La France est sans doute le pays étranger où vous êtes le plus populaire depuis le succès de votre troisième album Happy Soup en 2011. Votre éditeur (ndlr : propriété du groupe hexagonal Lagardère) n’envisage pas de traduction française ?
Je ne sais pas trop si c’est prévu mais j’aimerais beaucoup que ça se fasse !
Votre dernier album en date, The Night Chancers, est sorti le 20 mars 2020, pas vraiment la meilleure des dates pour une tournée à suivre. Avez-vous ça en tête alors que vous devrez en sortir un autre dans le futur ?
Je m’en fous, ça ne sert à rien de se lamenter sur son destin d’artiste.
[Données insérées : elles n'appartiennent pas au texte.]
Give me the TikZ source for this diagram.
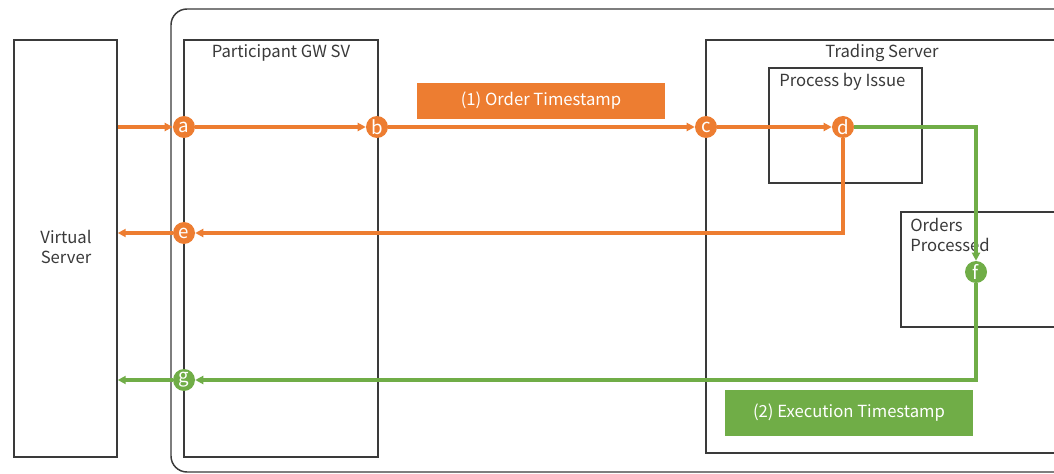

Et si ça permet de briser la routine entre album et tournée pour écrire un livre, c’est peut-être mieux ainsi.
Pour réussir un tel premier livre, il est permis de se demander si vous êtes un grand lecteur.
Il y a des hauts et des bas, ça dépend des périodes. J’ai des problèmes d’attention. L’attention a tendance à diminuer dans le monde moderne, vous regardez votre téléphone portable et vous avez la tentation de vous laisser distraire. Donc j’ai des phases intenses de lecture mais qui sont exclusives sans autre activité. Madelaine (ndlr : Hart, membre de son groupe, et voix féminine qui l’accompagne jusque sur scène, justement en train de lire à à proximité) est capable de passer d’une activité à l’autre et de se concentrer sur la lecture en attendant de jouer pour une émission de télévision, alors que moi je me disperse.